I left off in my last post referencing only a “men’s team” that I’m going to because at the time it wasn’t announced by the team itself yet. Now I can say that I’m with the San Diego Nighthawks. Our league is yet to be determined, but I’m confident that it will be a competitive one.

I’m beyond excited to get this thing going….I’ve been interviewing potential offensive assistant coaches, streamlining the playbook, reviewing film from last year and continuing to research ways to improve. One item that I picked up is a game planning system by Coach Keith Grabowski of The Coaches’ Edge ( It is a spreadsheet system that allows you to plan out your practices, ensuring that you go into games with plays that you’ve actually practiced (quite a concept!). You put in your game plan, and it spits out practice scripts, wrist bands and call sheets. So far, I like it a lot. (Hey, if you buy it, or anything else on Coaches Edge, please refer them with my e-mail: I hear we get $10 coupons or something.)

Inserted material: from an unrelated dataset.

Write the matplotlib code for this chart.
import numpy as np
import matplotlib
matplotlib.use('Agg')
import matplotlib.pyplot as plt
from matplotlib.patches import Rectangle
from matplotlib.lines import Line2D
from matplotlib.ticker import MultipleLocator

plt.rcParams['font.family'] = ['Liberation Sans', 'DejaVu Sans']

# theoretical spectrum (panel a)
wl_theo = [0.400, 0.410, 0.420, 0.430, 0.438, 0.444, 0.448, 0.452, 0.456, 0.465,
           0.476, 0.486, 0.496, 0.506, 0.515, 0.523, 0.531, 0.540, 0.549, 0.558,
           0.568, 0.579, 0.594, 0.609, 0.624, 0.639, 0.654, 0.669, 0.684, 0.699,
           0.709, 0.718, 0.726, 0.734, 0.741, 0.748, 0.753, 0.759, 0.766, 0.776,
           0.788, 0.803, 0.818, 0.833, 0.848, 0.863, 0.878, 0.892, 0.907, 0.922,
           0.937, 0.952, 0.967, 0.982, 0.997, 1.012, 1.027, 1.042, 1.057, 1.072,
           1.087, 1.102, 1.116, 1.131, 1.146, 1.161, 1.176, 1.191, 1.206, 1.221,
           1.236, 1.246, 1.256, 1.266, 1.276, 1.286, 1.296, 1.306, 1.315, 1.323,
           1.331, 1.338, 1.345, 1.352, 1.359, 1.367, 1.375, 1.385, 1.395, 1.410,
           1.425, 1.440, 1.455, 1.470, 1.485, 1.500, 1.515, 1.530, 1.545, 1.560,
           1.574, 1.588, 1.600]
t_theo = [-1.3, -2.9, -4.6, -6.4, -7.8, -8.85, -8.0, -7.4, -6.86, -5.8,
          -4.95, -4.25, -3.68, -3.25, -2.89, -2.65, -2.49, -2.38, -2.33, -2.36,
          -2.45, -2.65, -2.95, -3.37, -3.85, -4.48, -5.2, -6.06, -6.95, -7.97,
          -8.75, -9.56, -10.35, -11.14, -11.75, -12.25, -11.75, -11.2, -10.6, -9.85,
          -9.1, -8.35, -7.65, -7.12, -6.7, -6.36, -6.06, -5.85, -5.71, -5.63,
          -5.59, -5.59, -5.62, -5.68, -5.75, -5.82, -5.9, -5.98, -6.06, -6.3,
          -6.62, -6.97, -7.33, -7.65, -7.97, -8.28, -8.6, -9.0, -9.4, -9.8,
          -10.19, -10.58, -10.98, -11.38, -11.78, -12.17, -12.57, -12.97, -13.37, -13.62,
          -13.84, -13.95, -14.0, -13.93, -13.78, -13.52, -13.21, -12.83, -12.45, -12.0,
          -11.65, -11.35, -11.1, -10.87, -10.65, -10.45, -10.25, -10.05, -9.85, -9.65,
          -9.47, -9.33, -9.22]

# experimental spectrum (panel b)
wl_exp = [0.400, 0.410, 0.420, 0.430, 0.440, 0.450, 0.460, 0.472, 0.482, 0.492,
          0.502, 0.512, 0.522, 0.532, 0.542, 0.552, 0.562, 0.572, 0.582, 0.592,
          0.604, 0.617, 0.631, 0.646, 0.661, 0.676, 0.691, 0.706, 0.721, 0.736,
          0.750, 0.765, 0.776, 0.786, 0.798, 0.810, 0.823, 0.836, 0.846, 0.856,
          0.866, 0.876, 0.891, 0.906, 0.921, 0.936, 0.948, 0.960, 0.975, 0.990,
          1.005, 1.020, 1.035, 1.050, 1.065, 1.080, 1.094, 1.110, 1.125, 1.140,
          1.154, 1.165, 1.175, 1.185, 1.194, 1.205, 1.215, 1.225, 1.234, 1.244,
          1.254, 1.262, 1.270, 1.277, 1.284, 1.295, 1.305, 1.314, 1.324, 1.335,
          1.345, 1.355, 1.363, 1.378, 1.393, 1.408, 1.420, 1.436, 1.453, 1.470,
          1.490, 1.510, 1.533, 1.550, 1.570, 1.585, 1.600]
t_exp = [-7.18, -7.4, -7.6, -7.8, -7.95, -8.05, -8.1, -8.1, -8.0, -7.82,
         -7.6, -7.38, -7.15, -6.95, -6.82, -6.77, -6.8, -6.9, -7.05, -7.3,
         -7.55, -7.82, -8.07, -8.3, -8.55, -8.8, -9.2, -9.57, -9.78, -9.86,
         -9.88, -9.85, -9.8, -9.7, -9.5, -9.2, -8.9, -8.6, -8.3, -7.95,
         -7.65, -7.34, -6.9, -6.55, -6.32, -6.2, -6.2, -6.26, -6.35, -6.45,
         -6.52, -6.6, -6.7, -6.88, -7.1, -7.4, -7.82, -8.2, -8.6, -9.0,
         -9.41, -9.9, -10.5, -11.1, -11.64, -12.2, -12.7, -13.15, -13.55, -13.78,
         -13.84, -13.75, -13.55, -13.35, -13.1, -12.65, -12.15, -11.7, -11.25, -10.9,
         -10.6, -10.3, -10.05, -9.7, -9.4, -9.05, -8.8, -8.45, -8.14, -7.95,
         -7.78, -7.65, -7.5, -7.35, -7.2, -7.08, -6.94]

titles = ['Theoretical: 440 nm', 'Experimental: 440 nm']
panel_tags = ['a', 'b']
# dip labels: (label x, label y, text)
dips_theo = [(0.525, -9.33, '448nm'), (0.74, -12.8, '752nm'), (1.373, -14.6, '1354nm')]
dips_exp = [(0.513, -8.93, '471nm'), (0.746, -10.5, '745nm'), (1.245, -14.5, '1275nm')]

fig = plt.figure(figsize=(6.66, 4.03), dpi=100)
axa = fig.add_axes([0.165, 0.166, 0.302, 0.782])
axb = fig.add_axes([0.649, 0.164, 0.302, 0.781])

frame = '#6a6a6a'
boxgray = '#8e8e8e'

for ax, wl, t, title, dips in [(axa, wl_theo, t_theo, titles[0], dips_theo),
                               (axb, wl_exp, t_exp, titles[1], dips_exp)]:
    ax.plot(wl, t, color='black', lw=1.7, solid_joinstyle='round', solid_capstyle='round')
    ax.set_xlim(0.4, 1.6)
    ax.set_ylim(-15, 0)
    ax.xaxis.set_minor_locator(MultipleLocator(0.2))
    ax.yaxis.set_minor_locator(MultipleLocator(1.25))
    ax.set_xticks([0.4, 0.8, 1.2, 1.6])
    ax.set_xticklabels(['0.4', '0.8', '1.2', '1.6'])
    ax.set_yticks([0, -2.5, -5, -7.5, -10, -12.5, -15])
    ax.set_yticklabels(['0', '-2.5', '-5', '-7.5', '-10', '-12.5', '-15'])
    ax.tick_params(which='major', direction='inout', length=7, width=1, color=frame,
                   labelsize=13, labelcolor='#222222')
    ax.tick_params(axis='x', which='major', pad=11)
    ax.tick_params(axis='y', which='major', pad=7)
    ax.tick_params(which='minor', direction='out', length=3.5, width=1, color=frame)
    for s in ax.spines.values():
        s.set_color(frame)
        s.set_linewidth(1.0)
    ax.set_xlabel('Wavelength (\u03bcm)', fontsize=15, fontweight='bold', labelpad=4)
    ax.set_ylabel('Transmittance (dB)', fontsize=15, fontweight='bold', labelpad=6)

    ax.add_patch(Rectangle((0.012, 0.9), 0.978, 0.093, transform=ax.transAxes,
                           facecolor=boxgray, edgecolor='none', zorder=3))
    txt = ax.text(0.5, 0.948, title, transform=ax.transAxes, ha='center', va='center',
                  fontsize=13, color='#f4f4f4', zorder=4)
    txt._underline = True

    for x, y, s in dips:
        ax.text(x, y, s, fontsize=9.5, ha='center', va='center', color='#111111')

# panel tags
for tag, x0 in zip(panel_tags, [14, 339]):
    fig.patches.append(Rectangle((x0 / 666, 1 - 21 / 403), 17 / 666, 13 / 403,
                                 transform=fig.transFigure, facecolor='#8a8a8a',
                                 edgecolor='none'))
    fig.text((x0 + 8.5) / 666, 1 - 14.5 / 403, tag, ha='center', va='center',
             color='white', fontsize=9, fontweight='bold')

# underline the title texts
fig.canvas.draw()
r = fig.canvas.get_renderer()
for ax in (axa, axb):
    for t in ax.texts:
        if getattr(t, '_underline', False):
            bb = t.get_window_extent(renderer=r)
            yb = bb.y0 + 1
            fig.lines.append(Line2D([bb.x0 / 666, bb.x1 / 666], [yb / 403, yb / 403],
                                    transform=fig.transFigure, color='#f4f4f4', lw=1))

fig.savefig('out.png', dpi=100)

In reviewing the film from last year, I think that some of the players weren’t aware they were being filmed, let alone that anyone was going to look at it! A lot of walking around, or stopping after an initial hit. That’s not going to cut it this year and I think we’ll have enough competition for spots that it will become painfully obvious to those who don’t put forth maximum effort how quickly they can be on the sidelines, resting, next to me.

One of my other new ventures is taking on an individual high school offensive lineman for skill and technique development. It’s my first time in this non-team setting, so I’m very interested how it’ll play out. I met with him and his Dad this past weekend and I basically told them that they would be my guinea pigs – maybe that wasn’t the best angle to take, but I don’t know what else to tell them. I think they were expecting to get “sold” by me and I don’t even have a sales pitch. I just told them, “If you want to get better, I’ll help you get better.”

We’re going for half hour to 45 minute sessions. I think that’ll be plenty long enough – when you’re taking every rep, I think you’ll be pretty tired afterwards, even if my goal isn’t to kill you in a conditioning type of deal.

On Sunday, the Surge is having their tryouts…’s gonna be really strange hearing about what went on, who showed up, etc. and not be a part of it. I will miss them.

I can’t remember the last time I couldn’t think of an obvious frontrunner in the NFL. All three of who I think are the favorites (Carolina, New England and Arizona) looked extremely bad recently when faced with motivated opponents. I’ll tell you who I’m rooting for though: Arizona, followed by Seattle. Why you ask? Because of their coaches of course – that’s how I base all my non-Chargers rooting!

I recently saw the excellent “A Football Life” episode on Bruce Arians. Count me as a fan for sure. If you don’t know much about Coach Arians, I highly recommend it. You may become a fan as well. My Seahawks fandom isn’t because of Pete Carroll – he’s a good coach, and I do like him – but for my long time mentor, Pat Ruel. Pat is a great guy and I hope he can win another Lombardi Trophy.

Who do you have in the college championship? I wasn’t sold on Clemson, but holy moly they looked good! However, I’m going to go with Alabama in a close one, just because of their previous big game experience, and I think that if you give Nick Saban enough time to prepare for you, you’re in trouble.

That’s all for now – have a great week!